25 comments to California Quail By The Jordan River

  • Jean Haley

    I have never seen a Quail behave in that manner. That is interesting. I too hope you see them again. Beautiful birds, and I love your shots!

  • Levi V.

    Even here in california I don’t see quail too often. I’ve only ever found them in one place, but in that place there were dozens of them. Mixed in with dozens of rabbits, all clustered together (a small game hunter’s paradise, huh?). I read that they’re usually found in places where flat, open, country joins up to thick, steep, country, and that’s exactly what that place is. A golf course surrounded by completely impenetrable brush. Sadly, because it’s a golf course, I’m not allowed to go there (I’ve been told off by the people there a couple times). It’s also a place where there are lots of things you can’t find other places (CA thrashers, spotted towhees, munias, bluebirds, and of course, the quail): all “locally common” birds around here.

  • Pat

    Ron, sorry I am replying so late to your gorgeous photos of the California Quail. They are the best I have ever seen of that quail.

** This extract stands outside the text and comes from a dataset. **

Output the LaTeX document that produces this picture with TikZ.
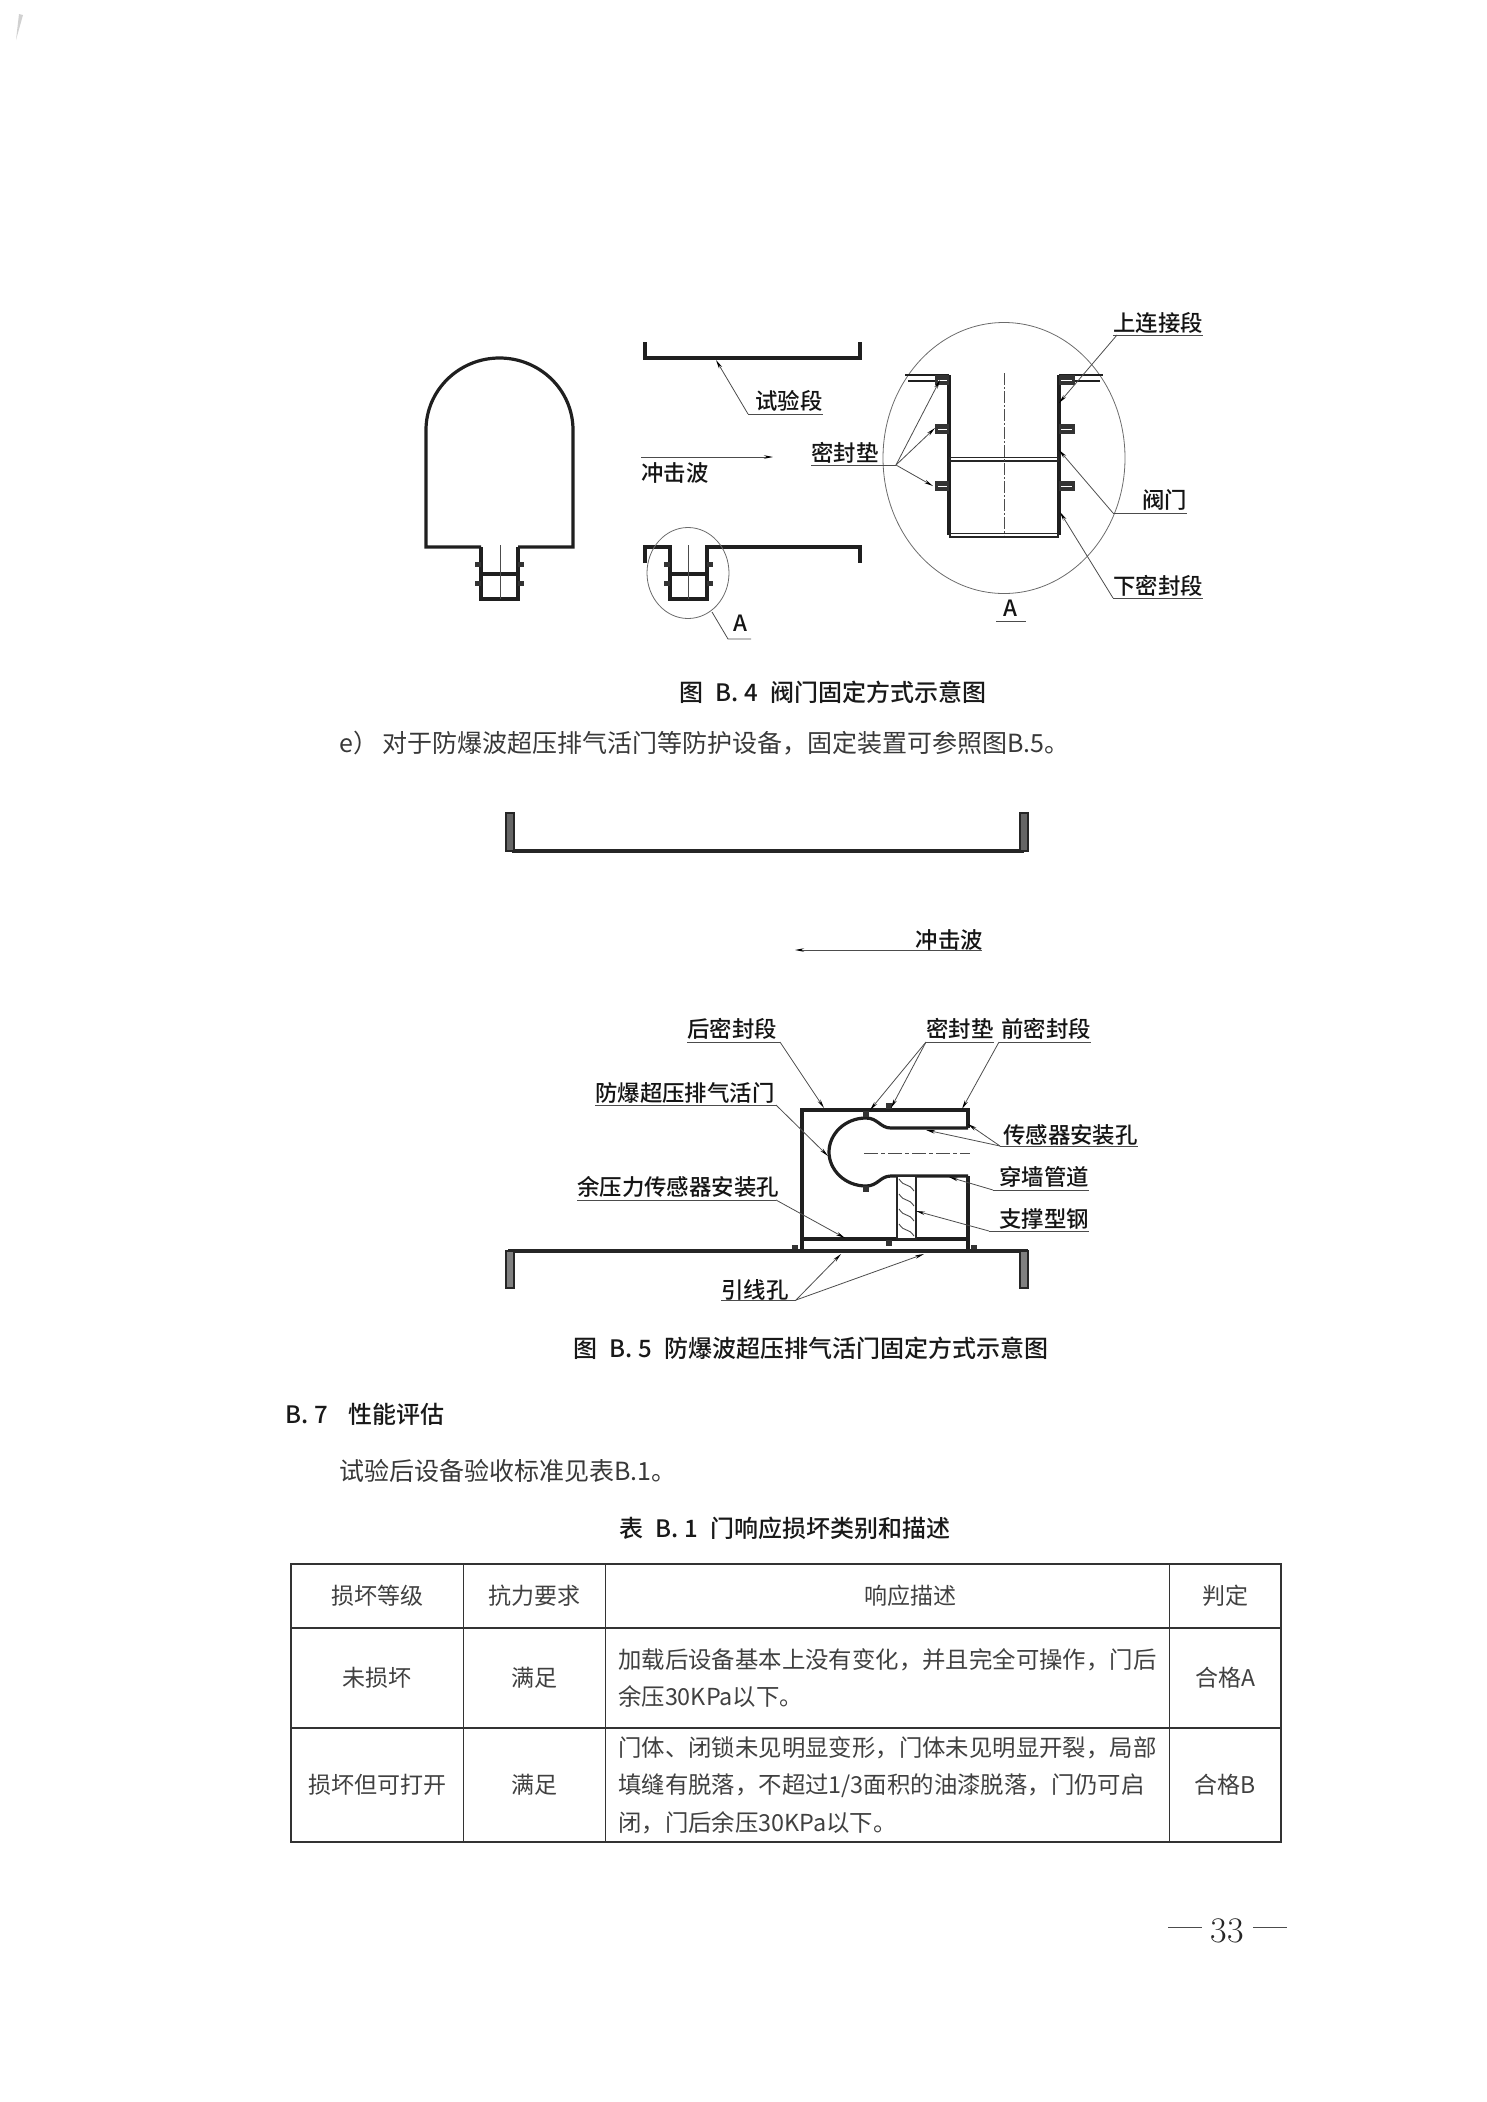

    I have had the pleasure to live in Gambel’s Quail territory for many years and I have kept track of their behavior in my backyards. Today there were 3 pairs and it is not unusual for me to have 16-21 individuals to enjoy. At the present time the quail are in coveys and have already paired up but the 3 pairs are here most of the time!

    BTW the male Gambel’s Quail has rufus colored feathers on the top back of their head, which makes them very colorful.

  • Charlotte Norton

    Beautiful series Ron!


  • Marty K

    Another really interesting post, Ron. I love that I always come away from your blog having learned something new! And yes, even a single Canada Goose can make quite a nuisance of himself. Poor quail!

  • Linda Civey

    Aside from the breast scaling, our Gambel’s (the males), have a very colorful head. Ours always take off in a flutter as if we were going to eat them. Haha Very camera shy!

  • Patty Chadwick

    Poor guy! Frozen sentry that he was! Can only imagine how terrifying that must have been…only a few Canada geese can make a LOT of racket and noise. Beautiful shots of the bird…didn’t know that topnot was made of several feathers not just one big one

  • Betty Sturdevant

    I live in Sugarhouse and my neighbor and I have had them nesting often in the flower beds. They also clean up under the bird feeder. I love to watch them specially the chicks.

  • Leah

    I just love quail! Living in Ogden though I notice the lack of snow.. We are buried! Thanks for the photos!

  • Dick Harlow

    Gorgeous shots! Love the memories of seeing this species, just simply a beautiful bird.
    I like all three shots, shows the plumage well and the catch light is in each shot!

  • Susan Stone

    California Quail do look a lot like the Gambel’s Quail, which is what we have here. I’m not sure I’ve observed the Gambel’s Quail closely, even though on one occasion we had one on the back wall of our property. It’s good to know the difference between the two species. I did not know that the California Quail could be found outside California…

    • Susan, California Quail are found all along the west coast from Baja clear up to British Columbia, then inland to some areas of the Intermountain West including much of western Idaho and northern Utah.

  • Judy Gusick

    Beautiful! You really captured the detail of the bird. 🙂 Thx for the “story” to go with it. Imagine the incoming geese were REALLY terrifying for them.

    • Those geese got my attention too, Judy. Amazing how big they are when they’re directly overhead. Just the wing noise alone was loud, then throw in all the honking…

  • Beautiful shot5s of beautiful birds. Being an Easterner, thank you for the birding ID lesson.

    • Thanks, Richard. That’s one of the reasons I posted these images – this species has a pretty limited range out west and most folks don’t get to see them.